Problem details —
From the entries below, reproduce exactly the lines from the one with "Recreate this image" through the one with "import * as", both included, without images.

(Dataset rows)
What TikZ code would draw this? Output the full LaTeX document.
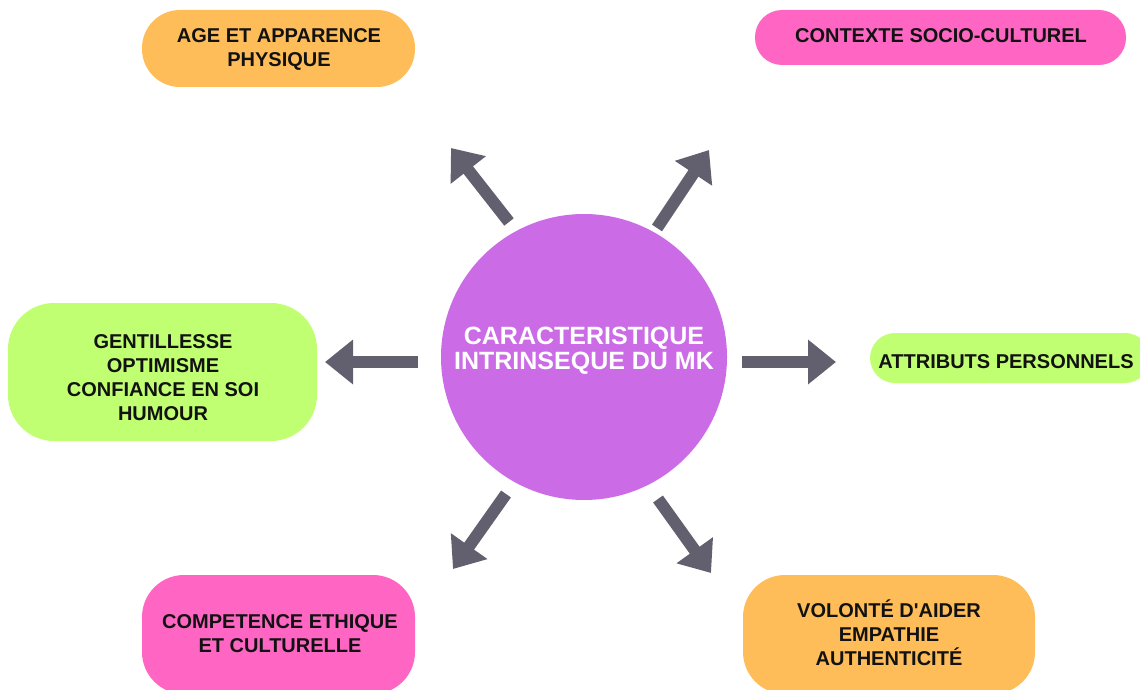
\documentclass[tikz,border=0pt]{standalone}
\usepackage{fontspec}
\setmainfont{Liberation Sans}[Ligatures=TeXOff]
\usetikzlibrary{arrows.meta}
\definecolor{ctrpurple}{HTML}{CB6CE6}
\definecolor{boxorange}{HTML}{FFBD59}
\definecolor{boxpink}{HTML}{FF66C4}
\definecolor{boxgreen}{HTML}{C1FF72}
\definecolor{arrowgrey}{HTML}{625F6F}
\definecolor{ink}{HTML}{121212}
\tikzset{
  label text/.style={text=ink, font=\fontsize{20}{24}\selectfont\bfseries, align=center, inner sep=0pt},
  hub text/.style={text=white, font=\fontsize{25}{25}\selectfont\bfseries, align=center, inner sep=0pt},
  blockarrow/.style={draw=arrowgrey, line width=12pt, -{Triangle[length=28pt, width=43pt]}},
}
\begin{document}
\begin{tikzpicture}[x=1pt, y=-1pt]
  \useasboundingbox (0,0) rectangle (1140,690);

  % coloured boxes
  \fill[boxorange, rounded corners=38pt] (142,10) rectangle (415,87);
  \fill[boxpink, rounded corners=27pt]   (755,10) rectangle (1126,65);
  \fill[boxgreen, rounded corners=46pt]  (8,303) rectangle (317,441);
  \fill[boxgreen, rounded corners=25pt]  (870,333) rectangle (1150,383);
  \fill[boxpink, rounded corners=42pt]   (142,575) rectangle (415,694);
  \fill[boxorange, rounded corners=42pt] (743,575) rectangle (1035,694);

  % central disc
  \node[circle, fill=ctrpurple, minimum size=286pt, inner sep=0pt] (hub) at (584,357) {};
  \node[hub text] (hubtxt) at (584,351) {CARACTERISTIQUE\\INTRINSEQUE DU MK};

  % box labels
  \node[label text] (age)    at (279,49)  {AGE ET APPARENCE\\PHYSIQUE};
  \node[label text] (socio)  at (941,36)  {CONTEXTE SOCIO-CULTUREL};
  \node[label text] (gentil) at (163,378) {GENTILLESSE\\OPTIMISME\\CONFIANCE EN SOI\\HUMOUR};
  \node[label text] (attr)   at (1006,362) {ATTRIBUTS PERSONNELS};
  \node[label text] (comp)   at (280,634) {COMPETENCE ETHIQUE\\ET CULTURELLE};
  \node[label text] (volon)  at (889,633) {VOLONTÉ D'AIDER\\EMPATHIE\\AUTHENTICITÉ};

  % arrow end points around the disc
  \coordinate (lS) at (418,362); \coordinate (lE) at (325,362);
  \coordinate (rS) at (742,362); \coordinate (rE) at (836,362);
  \coordinate (ulS) at (509,222); \coordinate (ulE) at (451,148);
  \coordinate (urS) at (657,228); \coordinate (urE) at (709,150);
  \coordinate (dlS) at (506,494); \coordinate (dlE) at (453,569);
  \coordinate (drS) at (658,499); \coordinate (drE) at (711,573);

  % grey block arrows
  \draw[blockarrow] (lS) -- (lE);
  \draw[blockarrow] (rS) -- (rE);
  \draw[blockarrow] (ulS) -- (ulE);
  \draw[blockarrow] (urS) -- (urE);
  \draw[blockarrow] (dlS) -- (dlE);
  \draw[blockarrow] (drS) -- (drE);
\end{tikzpicture}
\end{document}
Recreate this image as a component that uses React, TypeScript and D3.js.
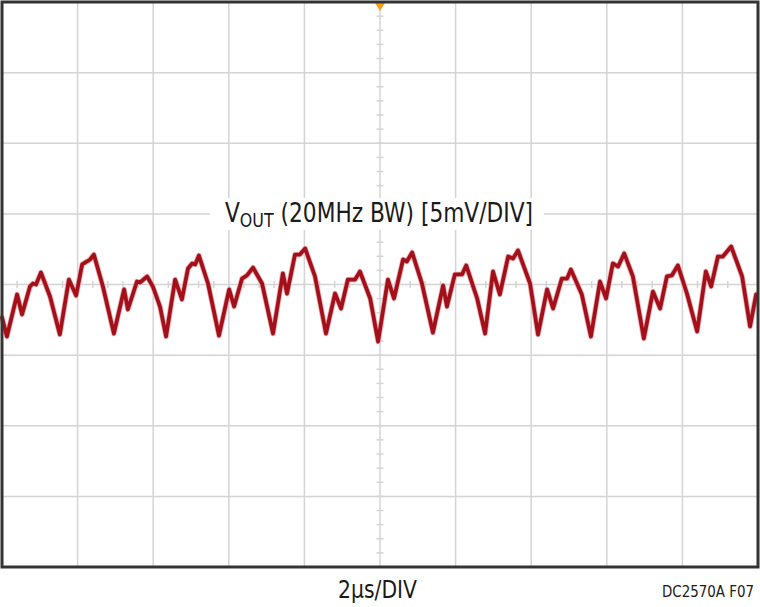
import React from "react";
import * as d3 from "d3";

// Time (µs, trigger at 0) and voltage (mV) readings of the VOUT ripple trace
const timeUs: number[] = [
  -10.0, -9.87, -9.6, -9.47, -9.26, -9.18, -9.1, -8.97, -8.73, -8.47, -8.23, -8.04, -7.88, -7.75, -7.67, -7.57,
  -7.33, -7.04, -6.77, -6.67, -6.43, -6.35, -6.16, -6.01, -5.82, -5.66, -5.42, -5.24, -5.08, -4.97, -4.89, -4.79,
  -4.55, -4.26, -3.99, -3.86, -3.65, -3.52, -3.36, -3.12, -2.83, -2.57, -2.46, -2.25, -2.12, -1.98, -1.72, -1.43,
  -1.19, -1.03, -0.85, -0.66, -0.53, -0.26, -0.05, 0.21, 0.37, 0.61, 0.71, 0.85, 1.11, 1.4, 1.67, 1.77,
  1.98, 2.17, 2.28, 2.57, 2.78, 2.99, 3.17, 3.39, 3.52, 3.65, 3.97, 4.18, 4.42, 4.58, 4.81, 4.95,
  5.05, 5.34, 5.58, 5.82, 5.98, 6.16, 6.3, 6.46, 6.69, 6.98, 7.22, 7.41, 7.59, 7.72, 7.88, 8.12,
  8.39, 8.62, 8.76, 8.94, 9.07, 9.29, 9.58, 9.79, 9.95,
];
const voutMv: number[] = [
  -2.34, -3.68, -0.71, -2.12, -0.14, 0.07, 0.0, 0.85, -0.85, -3.54, 0.35, -0.78, 1.42, 1.63, 1.77, 2.12,
  -0.14, -3.47, -0.35, -1.77, 0.21, 0.14, 0.57, -0.14, -1.56, -3.68, 0.35, -1.06, 1.13, 1.49, 1.42, 2.05,
  0.07, -3.61, -0.35, -1.56, 0.42, 0.64, 1.2, 0.07, -3.47, 0.78, -0.64, 2.12, 2.12, 2.55, 0.57, -3.47,
  -0.64, -1.7, 0.35, 0.35, 0.92, -0.99, -4.04, 0.35, -0.99, 1.77, 1.63, 2.27, 0.07, -3.4, -0.07, -1.56,
  0.71, 0.71, 1.35, -0.99, -3.47, 0.92, -0.71, 1.98, 1.84, 2.41, 0.07, -3.54, -0.35, -1.7, 0.42, 0.42,
  1.06, -0.71, -3.68, 0.21, -0.99, 1.49, 1.27, 2.2, 0.57, -3.82, -0.5, -1.7, 0.57, 0.64, 1.35, -0.64,
  -3.33, 0.92, -0.14, 1.98, 1.98, 2.69, 0.57, -2.97, -0.71,
];

const xDivisions = 10;
const yDivisions = 8;
const usPerDiv = 2;
const mvPerDiv = 5;
const titleMain = "V";
const titleSub = "OUT";
const titleRest = " (20MHz BW) [5mV/DIV]";
const xLabel = "2µs/DIV";
const figLabel = "DC2570A F07";

const W = 760;
const H = 607;
const left = 2;
const right = 758;
const top = 2;
const bottom = 567;
const FONT = "'Liberation Sans Narrow', 'DejaVu Sans Condensed', 'Liberation Sans', sans-serif";

export default function App() {
  const x = d3
    .scaleLinear()
    .domain([(-xDivisions / 2) * usPerDiv, (xDivisions / 2) * usPerDiv])
    .range([left, right]);
  const y = d3
    .scaleLinear()
    .domain([(-yDivisions / 2) * mvPerDiv, (yDivisions / 2) * mvPerDiv])
    .range([bottom, top]);

  const xGrid = d3.range(1, xDivisions).map((i) => x(-(xDivisions / 2) * usPerDiv + i * usPerDiv));
  const yGrid = d3.range(1, yDivisions).map((i) => y(-(yDivisions / 2) * mvPerDiv + i * mvPerDiv));
  const xMinor = d3.range(1, xDivisions * 5).map((i) => x(-(xDivisions / 2) * usPerDiv + (i * usPerDiv) / 5));
  const yMinor = d3.range(1, yDivisions * 5).map((i) => y(-(yDivisions / 2) * mvPerDiv + (i * mvPerDiv) / 5));

  const data = timeUs.map((t, i) => [t, voutMv[i]] as [number, number]);
  const line = d3
    .line<[number, number]>()
    .x((d) => x(d[0]))
    .y((d) => y(d[1]));
  const path = line(data) || "";

  const cx = x(0);
  const cy = y(0);
  const gridColor = "#d4d4d4";

  return (
    <svg
      width={W}
      height={H}
      style={{ position: "absolute", left: 0, top: 0, background: "#fff" }}
      fontFamily={FONT}
    >
      <rect x={0} y={0} width={W} height={H} fill="#fff" />
      {xGrid.map((gx, i) => (
        <line key={"xg" + i} x1={gx} x2={gx} y1={top} y2={bottom} stroke={gridColor} strokeWidth={1.5} />
      ))}
      {yGrid.map((gy, i) => (
        <line key={"yg" + i} x1={left} x2={right} y1={gy} y2={gy} stroke={gridColor} strokeWidth={1.5} />
      ))}
      {yMinor.map((my, i) => (
        <line key={"ym" + i} x1={cx - 3.5} x2={cx + 3.5} y1={my} y2={my} stroke={gridColor} strokeWidth={1.5} />
      ))}
      {xMinor.map((mx, i) => (
        <line key={"xm" + i} x1={mx} x2={mx} y1={cy - 3.5} y2={cy + 3.5} stroke={gridColor} strokeWidth={1.5} />
      ))}
      <rect x={210} y={198} width={334} height={32} fill="#fff" />
      <text
        x={225}
        y={222}
        fontSize={26}
        fill="#1a1a1a"
        textLength={308}
        lengthAdjust="spacingAndGlyphs"
      >
        <tspan>{titleMain}</tspan>
        <tspan fontSize={19} dy={5}>{titleSub}</tspan>
        <tspan dy={-5}>{titleRest}</tspan>
      </text>
      <path d={path} fill="none" stroke="#e8b4b8" strokeWidth={5.5} strokeLinejoin="round" strokeLinecap="round" />
      <path d={path} fill="none" stroke="#a3101a" strokeWidth={3.8} strokeLinejoin="round" strokeLinecap="round" />
      <path d={`M${cx - 5},${top + 1} L${cx + 5},${top + 1} L${cx},${top + 9} Z`} fill="#f5a01a" />
      <rect
        x={left}
        y={top}
        width={right - left}
        height={bottom - top}
        fill="none"
        stroke="#333"
        strokeWidth={3}
      />
      <text x={338} y={598} fontSize={25} fill="#1a1a1a" textLength={79} lengthAdjust="spacingAndGlyphs">
        {xLabel}
      </text>
      <text x={662} y={597} fontSize={16} fill="#1a1a1a" textLength={92} lengthAdjust="spacingAndGlyphs">
        {figLabel}
      </text>
    </svg>
  );
}
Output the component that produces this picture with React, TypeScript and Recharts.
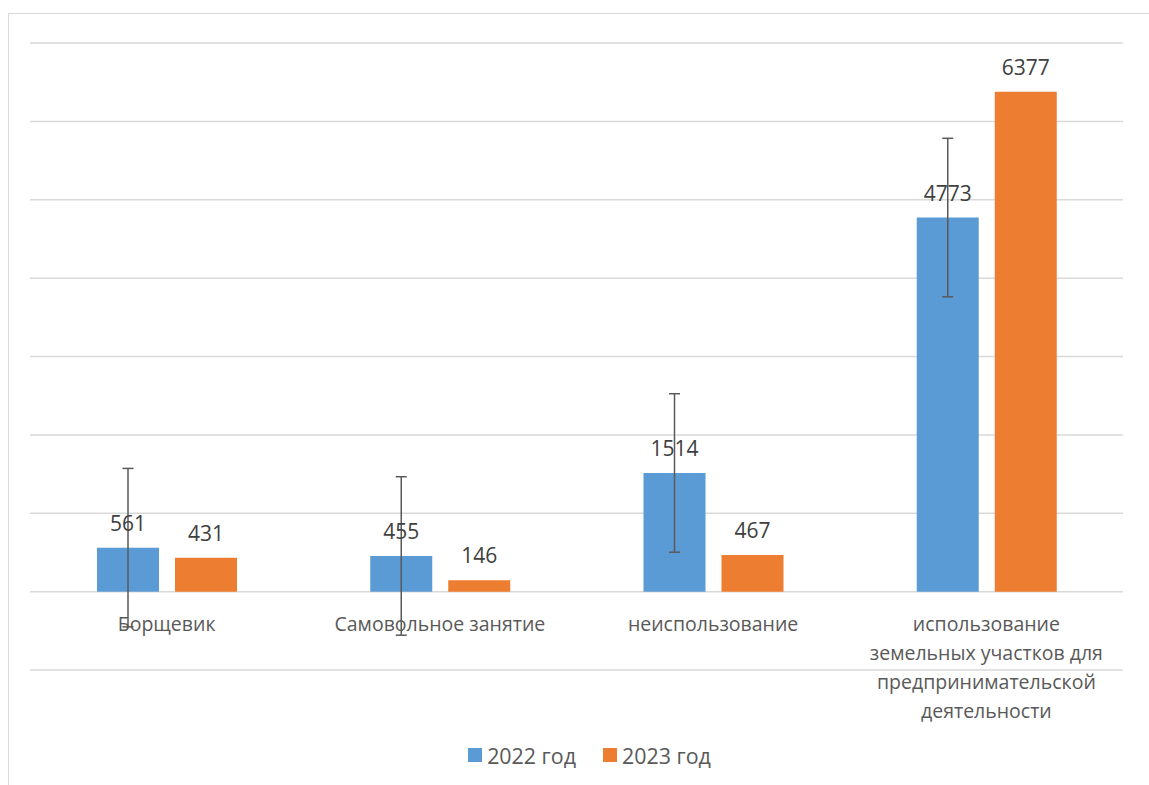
import React from 'react';
import { Bar, BarChart, CartesianGrid, ErrorBar, LabelList, Legend, Text, XAxis, YAxis } from 'recharts';

// non-breaking spaces keep "земельных участков для" on one line, as in the original
const categories = [
  'Борщевик',
  'Самовольное занятие',
  'неиспользование',
  'использование земельных\u00A0участков\u00A0для предпринимательской деятельности',
];
const values2022 = [561, 455, 1514, 4773];
const values2023 = [431, 146, 467, 6377];
const errors2022 = [1011, 1011, 1011, 1011];
const yTicks = [-1000, 0, 1000, 2000, 3000, 4000, 5000, 6000, 7000];

const data = categories.map((name, i) => ({
  name,
  y2022: values2022[i],
  y2023: values2023[i],
  err: errors2022[i],
}));

const FONT = '"Open Sans", "Noto Sans", sans-serif';
const CAT_FS = 19.5;
const LABEL_FS = 21;
const LEGEND_FS = 21.4;
const W = 1140;
const H = 771;
const MARGIN = { top: 29, right: 26, bottom: 85, left: 21 };
const X_AXIS_H = 30;
const PLOT_H = H - MARGIN.top - MARGIN.bottom - X_AXIS_H;
const Y_MIN = yTicks[0];
const Y_MAX = yTicks[yTicks.length - 1];

function CategoryTick(props: any) {
  const { x, payload } = props;
  // labels sit under the zero line, like in Excel
  const zeroY = MARGIN.top + (PLOT_H * Y_MAX) / (Y_MAX - Y_MIN);
  return (
    <Text
      x={x}
      y={zeroY + 39 - 0.71 * CAT_FS}
      width={254}
      textAnchor="middle"
      verticalAnchor="start"
      lineHeight={29}
      fill="#595959"
      style={{ fontFamily: FONT, fontSize: CAT_FS }}
    >
      {payload.value}
    </Text>
  );
}

function renderLegend(props: any) {
  const { payload = [] } = props;
  return (
    <div
      style={{
        display: 'flex',
        justifyContent: 'center',
        alignItems: 'center',
        gap: 27,
        paddingLeft: 21,
        height: 28,
        fontFamily: FONT,
        fontSize: LEGEND_FS,
        color: '#595959',
      }}
    >
      {payload.map((entry: any) => (
        <span key={entry.value} style={{ display: 'flex', alignItems: 'center' }}>
          <span style={{ width: 14, height: 14, background: entry.color, marginRight: 5 }} />
          {entry.value}
        </span>
      ))}
    </div>
  );
}

export default function App() {
  return (
    <>
      <style>{'html,body{margin:0;overflow:hidden;background:#fff}'}</style>
      <div
        style={{
          position: 'absolute',
          left: 8,
          top: 13,
          width: W,
          height: H,
          borderLeft: '1.5px solid #D9D9D9',
          borderTop: '1.5px solid #D9D9D9',
        }}
      >
        <BarChart width={W} height={H} data={data} margin={MARGIN} barSize={62} barGap={16}>
          <CartesianGrid vertical={false} stroke="#D9D9D9" strokeWidth={1.5} />
          <XAxis
            dataKey="name"
            height={X_AXIS_H}
            axisLine={false}
            tickLine={false}
            interval={0}
            tick={(p: any) => <CategoryTick {...p} />}
          />
          <YAxis hide domain={[Y_MIN, Y_MAX]} ticks={yTicks} allowDataOverflow />
          <Legend
            verticalAlign="middle"
            align="center"
            content={renderLegend}
            wrapperStyle={{ top: 727, left: 0, width: W }}
          />
          <Bar dataKey="y2022" name="2022 год" fill="#5B9BD5" isAnimationActive={false}>
            <LabelList
              dataKey="y2022"
              position="top"
              offset={17}
              fill="#404040"
              style={{ fontFamily: FONT, fontSize: LABEL_FS }}
            />
            <ErrorBar dataKey="err" direction="y" width={5.5} stroke="#595959" strokeWidth={1.5} />
          </Bar>
          <Bar dataKey="y2023" name="2023 год" fill="#ED7D31" isAnimationActive={false}>
            <LabelList
              dataKey="y2023"
              position="top"
              offset={17}
              fill="#404040"
              style={{ fontFamily: FONT, fontSize: LABEL_FS }}
            />
          </Bar>
        </BarChart>
      </div>
    </>
  );
}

Task answer —
Recreate this image as a component that uses React, TypeScript and D3.js.
import React from "react";
import * as d3 from "d3";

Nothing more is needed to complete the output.